I recently got in touch with on of our most valued partners, ESET, who have very generously written a guest blog for us on the importance of having the best possible security - something ESET is a master in. Give it a read and get in contact with us to tell you what you think!
ESET has an extensive award winning history, winning our first VB100 in 1998, earning 60 by 2010 and being awarded a unique award for 10 years of VB100 executive awards in 2013. We also have an extensive research presence, most recently helping to shut down the Mumblehard botnet.
We pride ourselves on working closely with our partners, like Yellowbus, whether it’s providing marketing materials, having a presence at events, performing technical and sales training, or in any other way we can help.
Big data breaches have been grabbing a lot of headlines recently.

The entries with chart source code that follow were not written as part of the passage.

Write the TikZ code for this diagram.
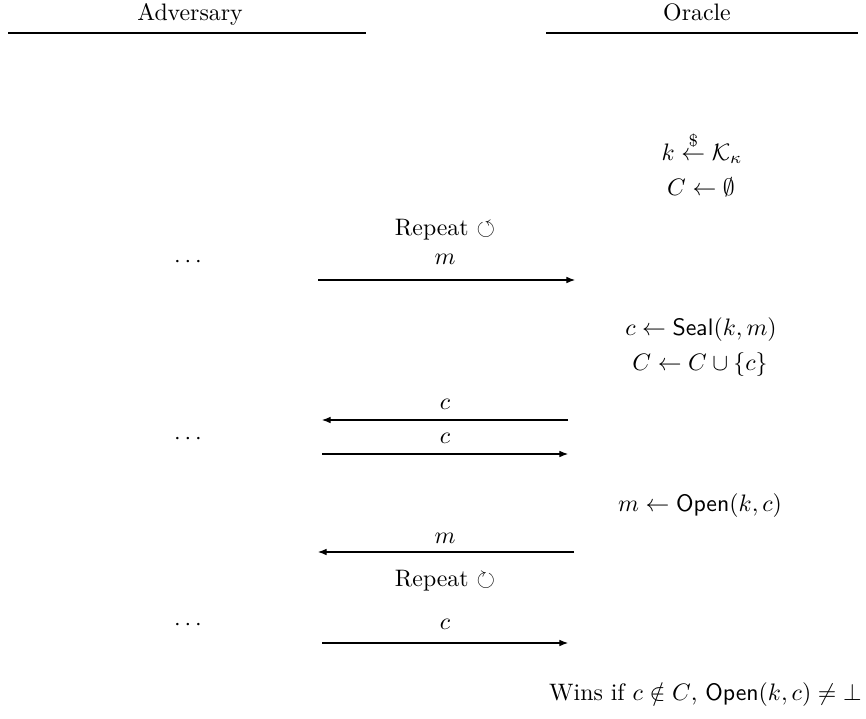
\documentclass[tikz,border=0pt]{standalone}
\usepackage{amsmath,amssymb}
\usetikzlibrary{arrows.meta}
\begin{document}
\begin{tikzpicture}[x=0.42pt,y=-0.42pt,
  txt/.style={inner sep=0pt,anchor=base},
  msg/.style={-{Latex[length=3.6pt,width=2.8pt]},line width=0.45pt},
  rule/.style={line width=0.45pt}]
\useasboundingbox (0,0) rectangle (866,719);
% headers
\node[txt] (adv) at (190,21) {Adversary};
\node[txt] (ora) at (697,21) {Oracle};
\coordinate (al) at (8,33); \coordinate (ar) at (366,33);
\coordinate (ol) at (546,33); \coordinate (or) at (858,33);
\draw[rule] (al) -- (ar);
\draw[rule] (ol) -- (or);
% oracle setup
\node[txt] (kgen) at (702,160) {$k \overset{\$}{\leftarrow} \mathcal{K}_\kappa$};
\node[txt] (cinit) at (701,195) {$C \leftarrow \emptyset$};
% repeat 1
\node[txt] (rep1) at (445,235) {Repeat $\circlearrowleft$};
\node[txt] (d1) at (190,267) {$\cdots$};
\node[txt] (m1) at (445,264) {$m$};
\coordinate (a1s) at (318,280); \coordinate (a1e) at (575,280);
\draw[msg] (a1s) -- (a1e);
\node[txt] (seal) at (701,335) {$c \leftarrow \mathsf{Seal}(k,m)$};
\node[txt] (cadd) at (700,370) {$C \leftarrow C \cup \{c\}$};
\node[txt] (c1) at (445,409) {$c$};
\coordinate (a2s) at (568,420); \coordinate (a2e) at (322,420);
\draw[msg] (a2s) -- (a2e);
\node[txt] (d2) at (190,444) {$\cdots$};
\node[txt] (c2) at (445,443) {$c$};
\coordinate (a3s) at (322,454); \coordinate (a3e) at (568,454);
\draw[msg] (a3s) -- (a3e);
\node[txt] (open) at (700,511) {$m \leftarrow \mathsf{Open}(k,c)$};
\node[txt] (m2) at (445,543) {$m$};
\coordinate (a4s) at (574,552); \coordinate (a4e) at (318,552);
\draw[msg] (a4s) -- (a4e);
\node[txt] (rep2) at (445,586) {Repeat $\circlearrowright$};
\node[txt] (d3) at (190,630) {$\cdots$};
\node[txt] (c3) at (445,629) {$c$};
\coordinate (a5s) at (322,643); \coordinate (a5e) at (568,643);
\draw[msg] (a5s) -- (a5e);
\node[txt,anchor=base east] (win) at (862,700) {Wins if $c \notin C$, $\mathsf{Open}(k,c) \neq \bot$};
\end{tikzpicture}
\end{document}
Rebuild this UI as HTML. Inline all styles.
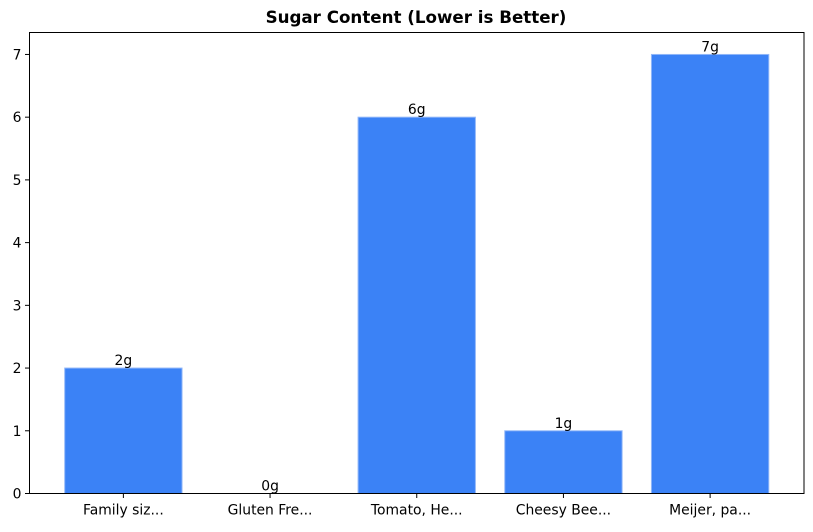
<!DOCTYPE html>
<html><head><meta charset="utf-8"><style>
body{margin:0;background:#fff;font-family:"DejaVu Sans","Liberation Sans",sans-serif;}
svg text{font-family:"DejaVu Sans","Liberation Sans",sans-serif;}
</style></head><body>
<svg id="chart" width="813" height="528" xmlns="http://www.w3.org/2000/svg">
<text x="416" y="23" text-anchor="middle" font-size="16.7" font-weight="bold">Sugar Content (Lower is Better)</text>
<g id="bars"></g><g id="xt"></g><g id="yt"></g>
<rect x="29.5" y="32.5" width="774.5" height="461" fill="none" stroke="#000" stroke-width="1"/>
</svg>
<script>
const categories=["Family siz...","Gluten Fre...","Tomato, He...","Cheesy Bee...","Meijer, pa..."];
const values=[2,0,6,1,7];
const valueLabels=["2g","0g","6g","1g","7g"];
const yTicks=[0,1,2,3,4,5,6,7];
const L=29.5,R=804,T=32.5,B=493.5;
const xmin=-0.64,xmax=categories.length-1+0.64,ymax=7.35;
const xs=v=>L+(v-xmin)/(xmax-xmin)*(R-L);
const ys=v=>B-v/ymax*(B-T);
const NS="http://www.w3.org/2000/svg";
function mk(t,a,p){const e=document.createElementNS(NS,t);for(const k in a)e.setAttribute(k,a[k]);p.appendChild(e);return e;}
const gb=document.getElementById('bars'),gx=document.getElementById('xt'),gy=document.getElementById('yt');
values.forEach((v,i)=>{
  const x0=xs(i-0.4),x1=xs(i+0.4);
  const r=mk('rect',{x:x0,y:ys(v),width:x1-x0,height:B-ys(v),fill:'#3b82f6',stroke:'#93b8f8','stroke-width':1},gb);
  
  
  const t=mk('text',{x:xs(i),y:ys(v)-3,'text-anchor':'middle','font-size':13.9},gb);
  t.textContent=valueLabels[i];
  
  
  mk('line',{x1:xs(i),x2:xs(i),y1:B,y2:B+4.5,stroke:'#000'},gx);
  const xl=mk('text',{x:xs(i),y:B+21,'text-anchor':'middle','font-size':13.9},gx);
  xl.textContent=categories[i];
  
  
});
yTicks.forEach(v=>{
  mk('line',{x1:L-4.5,x2:L,y1:ys(v),y2:ys(v),stroke:'#000'},gy);
  const yl=mk('text',{x:L-8,y:ys(v)+5,'text-anchor':'end','font-size':13.9},gy);
  yl.textContent=v;
  
  
});
</script>
</body></html>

It’s not uncommon to see “millions of user’s vulnerable” or “business loses users’ personal information”.
What we see less of, but is potentially even more frightening, is how malware can affect companies who don’t necessarily hold a great deal of public data.
Generally speaking data is the primary target when trying to breach a business because customer data, sales information and other privileged data is the life-blood of any business and has inherent value.
What about when it is not the main target or not the target at all? Although highly specific we shouldn't forget the effect that an infection could potentially have on the actual systems of a large industrial facility or power plant.
Stuxnet, discovered in June 2010, caused havoc throughout Iranian Nuclear centrifuges and although it seems to have been highly targeted, there are still lessons to be learned.
One of those lessons is remembering that if part of your power plant, office, home, or other premises uses a computer system of any kind it can, with the right know-how, time and determination, be targeted and infected: it’s always safe to assume the worst and take adequate measures to be as safe as possible.
This safety may be as simple as disconnecting from any external network and strictly vetting anything that connects to your internal network but increasingly everything is growing more interconnected.
You need to take steps to make your network as air-tight as possible. A multi layered approach is key: active anti-malware scanning, encryption, firewall, distinct levels of access and permissions and user education are a good start.
This is the case with any business whether you’re a one-man-band in your home office, small local business, a huge multinational, or a utilities provider. Cyber security is not a luxury, it is a necessity.
As Mark James, ESET IT Security Specialist, puts it:
“With so many attack vectors available for the cyber-criminal these days it’s important to at least do your very best to make things as hard as possible for them. You are never going to be 100% safe but there is plenty you can do to protect yourself.
“IT is used in almost everything we do these days from smartphones to withdrawing cash from an ATM, everything is automated and this includes how your energy is supplied to you.
“The backbone to every business should be a secure IT infrastructure that is maintainable and capable of evolving as new threats are found, good internet security, user education and data monitoring is an absolute must.
“But even having all the automation won’t necessarily protect you, your weakest link will be the user so it’s imperative they are educated on existing threats and kept up to date on new emerging techniques.”